The UK’s National Institute for Health and Clinical Excellence is collaborating with the National Patient Safety Agency on a pilot project aimed at generating guidance on cost-effective interventions to prevent or mitigate patient harm in the National Health Service.

The project, which runs from April to November 2007, will assess evidence on the clinical and cost effectiveness of two safety interventions: systems- and information technology-based interventions in medicines reconciliation; and the prevention of ventilator-associated pneumonia. Safety guidance on these topics is expected to be issued to the NHS in November.

The project springs from a review of patient safety commissioned by the UK’s Chief Medical Officer. The resulting recommendations in Safety first: a report for patients, clinicians and healthcare managers, published by the Department of Health in December 2006, “reaffirmed the place of patient safety at the heart of the healthcare agenda," NICE and the NPSA pointed out.

The aim of the medicines reconciliation review is to identify and evaluate the clinical and cost effectiveness evidence from published studies for medicines reconciliation processes at the point of admission to hospital. Medicines reconciliation is defined by the Institute of Healthcare Improvement as “the process of identifying the most accurate list of patient’s current medicines – including the name, dosage, frequency and route – and comparing them to the current list in use, recognising any discrepancies, and documenting any changes, thus resulting in a complete list of medications, accurately communicated”.

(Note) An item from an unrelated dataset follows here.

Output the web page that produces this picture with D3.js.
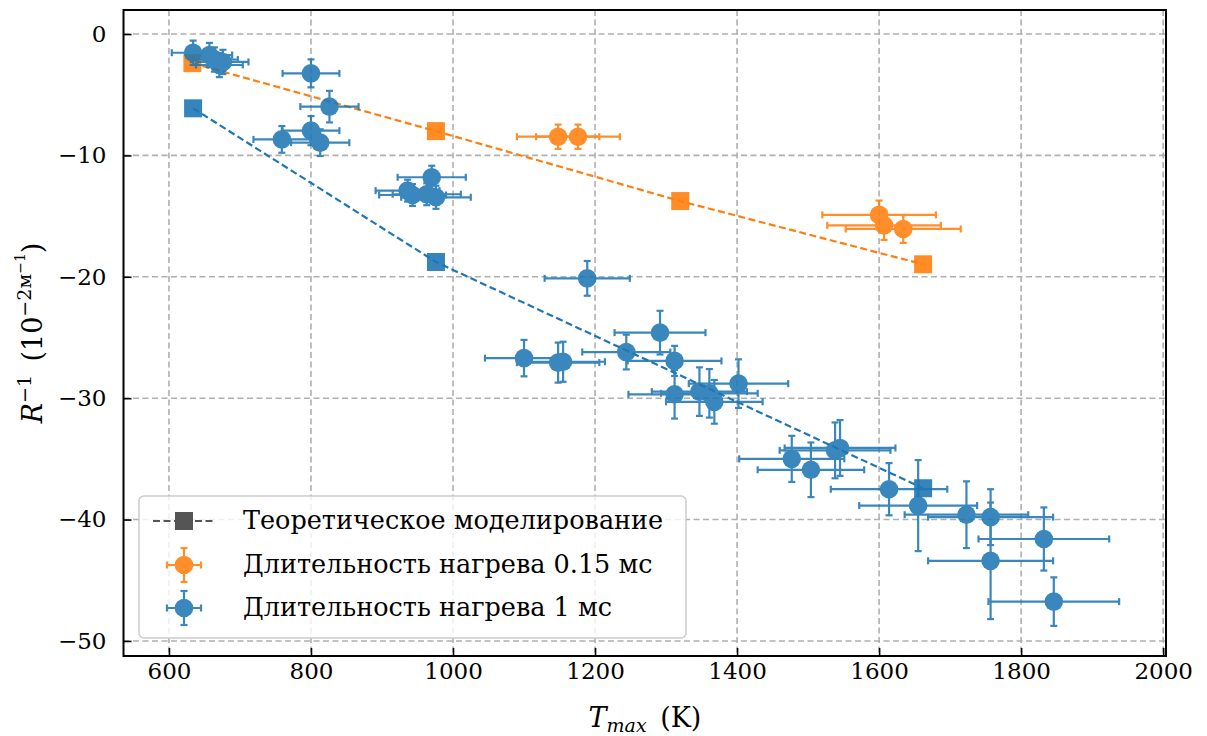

Absence of medicines reconciliation: longstanding issue

Medication errors can occur at a number of key transition points, including hospital admission, discharge and transfer from one specialty to another, notes NICE in its draft scope for the review. The absence of medicines reconciliation has been a longstanding problem that can result in medication errors and potential or actual harm to patients. According to NPSA data, there were a total of 7,070 reported incidents of medication errors involving hospital admission and discharge between November 2003 and March 2007, two of them resulting in death and 30 in severe harm to the patient.

The main institutional reason for the lack of medicines reconciliation has been a vacuum in ownership of the process, NICE explains. While historically junior doctors have been responsible for taking a clinical and drug history from patients on admission, problems still arise as patients or their families are not always aware of which medication they have been prescribed or the correct dose/route of administration, it notes.

“Patients often bring in their drugs out of the packaging or bring medication belonging to someone else,” NICE adds. “Older people with polypharmacy often have particular problems around the knowledge and understanding of what drugs they take and why. Often patients are asked about the medication they are taking, which then results in a failure to record ophthalmic, topical or over-the-counter medication.”

Antibiotic interventions for VAP?

The other systematic review will consider the clinical and cost effectiveness evidence for antibiotic interventions and oral decontamination (oral application of antibiotics or antiseptics) for the prevention of ventilator-associated pneumonia. The condition, which is as primary hazard in intensive care units and causes complications in 8%-28% of patients receiving mechanical ventilation, occurs when infection floods the small, air-filled sacs (alveoli) in the lung responsible for absorbing oxygen from the atmosphere.

VAP is distinguished from other forms of infectious pneumonia by the different types of micro-organisms responsible, the antibiotics used to treat the condition, the methods of diagnosis, ultimate prognosis and effective prevention measures, NICE observes. For critically ill and postoperative patients receiving mechanical ventilation, the condition is a significant cause of morbidity and mortality.

When VAP is first suspected, the bacterial source of the infection is typically not known and broad-spectrum antibiotics are given until the particular bacterium and its sensitivities are determined, the draft scope notes. The choice of initial therapy is entirely dependent on local knowledge, though, and successful treatment is “a difficult and complex undertaking”. Even with broad clinical experience of the disease, NICE comments, “no consensus has been reached concerning issues as basic as the optimal antimicrobial regimen or its duration."